10.                       Dialogando com este espaço, um espaço, já o vimos, de intimidade, guardo em mim um segredo dele (os intervalos no chão de alcatrão a apanhar sol e a ouvir os pássaros cantar uma melodia secreta de um compositor anónimo – aluna C). Se partilhar um segredo é confiar, é tornar-me de algum modo dependente de outrem, guardar o segredo de um espaço é também sê-lo: Estudar numa quinta integrou-me num espaço com elementos naturais (aluno G). Há um processo relacional que desindividua, pelo menos ilusoriamente, o eu, que mobiliza nele uma vocação para a pertença (o anonimato, etc.)

11.  Principiar a habitar uma casa é também aqui, como sempre, principiar a excluir, a revelar o mundo em negativo: estudar numa quinta permite perceber melhor o que é a cidade (aluno H).

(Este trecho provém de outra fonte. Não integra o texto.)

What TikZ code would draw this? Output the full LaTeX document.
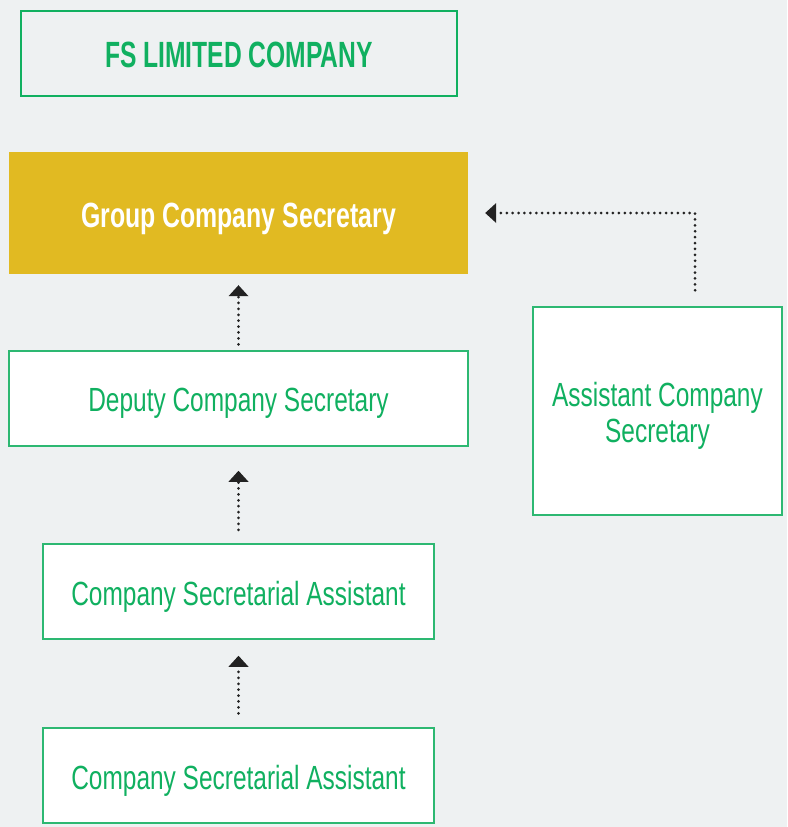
\documentclass[tikz,border=0pt]{standalone}
\usepackage{fontspec}
\usetikzlibrary{arrows.meta}
\newfontfamily\condreg{Liberation Sans}[FakeStretch=0.73]
\newfontfamily\condtitle{Liberation Sans Bold}[FakeStretch=0.675]
\newfontfamily\condgroup{Liberation Sans Bold}[FakeStretch=0.71]
\definecolor{bgc}{HTML}{EEF1F2}
\definecolor{fsgreen}{HTML}{10B060}
\definecolor{bordgreen}{HTML}{2DB872}
\definecolor{gold}{HTML}{E1BA22}
\definecolor{dotc}{HTML}{222222}
\tikzset{
  box/.style={draw=bordgreen, line width=1.5pt, fill=white, inner sep=0pt},
  boxtext/.style={anchor=base, inner sep=0pt, text=fsgreen, font=\condreg\fontsize{33.5}{36}\selectfont},
  titlebox/.style={draw=fsgreen, line width=2pt, fill=bgc, inner sep=0pt},
  titletext/.style={anchor=base, inner sep=0pt, text=fsgreen, font=\condtitle\fontsize{36.5}{38}\selectfont},
  goldbox/.style={fill=gold, inner sep=0pt},
  goldtext/.style={anchor=base, inner sep=0pt, text=white, font=\condgroup\fontsize{35}{37}\selectfont},
  conn/.style={draw=dotc, line width=3pt, line cap=round, dash pattern=on 0pt off 5.9pt,
    -{Triangle[width=20pt,length=11pt,line width=0pt]}}
}
\begin{document}
\begin{tikzpicture}[x=1pt,y=-1pt]
\useasboundingbox[fill=bgc] (0,0) rectangle (787,827);
\node[titlebox, minimum width=436pt, minimum height=85pt] (title) at (239,53.5) {};
\node[titletext] (titlet) at (239,67.7) {FS LIMITED COMPANY};
\node[goldbox, minimum width=459pt, minimum height=122pt] (gcs) at (238.5,213) {};
\node[goldtext] (gcst) at (238.5,227) {Group Company Secretary};
\node[box, minimum width=459pt, minimum height=95pt] (dep) at (238.5,398.5) {};
\node[boxtext] (dept) at (238.5,411) {Deputy Company Secretary};
\node[box, minimum width=249pt, minimum height=208pt] (acs) at (657.5,411) {};
\node[boxtext] (acst1) at (657.5,406.7) {Assistant Company};
\node[boxtext] (acst2) at (657.5,442.5) {Secretary};
\node[box, minimum width=391pt, minimum height=95pt] (csa1) at (238.5,591.5) {};
\node[boxtext] (csa1t) at (238.5,605) {Company Secretarial Assistant};
\node[box, minimum width=391pt, minimum height=95pt] (csa2) at (238.5,775.5) {};
\node[boxtext] (csa2t) at (238.5,789) {Company Secretarial Assistant};
\draw[conn] ([yshift=6pt]dep.north) -- ([yshift=-11pt]gcs.south);
\draw[conn] ([yshift=13.5pt]csa1.north) -- ([yshift=-24pt]dep.south);
\draw[conn] ([yshift=14pt]csa2.north) -- ([yshift=-16pt]csa1.south);
\draw[conn] ([xshift=37.5pt,yshift=16pt]acs.north) |- ([xshift=17pt]gcs.east);
\end{tikzpicture}
\end{document}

12.O espaço surge como uma força, como um dínamo: estudar numa quinta faz com que possamos ter a oportunidade de crescer num ambiente mais dinâmico (aluna I). Como qualquer força, o espaço torna evidente ao eu um percurso palmilhável entre o dado e o projetado como desejo: estando aqui, aspiro a chegar a um ali mais ou menos definido e por isso me movo, não me dou por satisfeito, procuro, perscruto, pretendo. Para que ela seja a minha, nunca me sinto completamente feliz em casa.

13.Esta orientação teleológica, futurante, do espaço-quinta endereça o sujeito que o habita para uma série de possíveis: estudar num colégio com tanto espaço livre aguça em mim a curiosidade sobre o que me cerca (aluno J). Porque o espaço está ainda livre, desejo ocupá-lo. É num espaço assim que nos descobrimos agentes. Este não é só já um espaço de repouso, de conforto maternal, segundo ainda Bachelard. Nele arquitecto um ambiente de harmonia e de esperança (aluna C). O olhar futurante que a partir dele atiro para o mundo faz com que o espaço-quinta se abra à construção. Nós construímos esse espaço à medida que nos construímos: nós somos, porque a escrevemos, a história desta casa.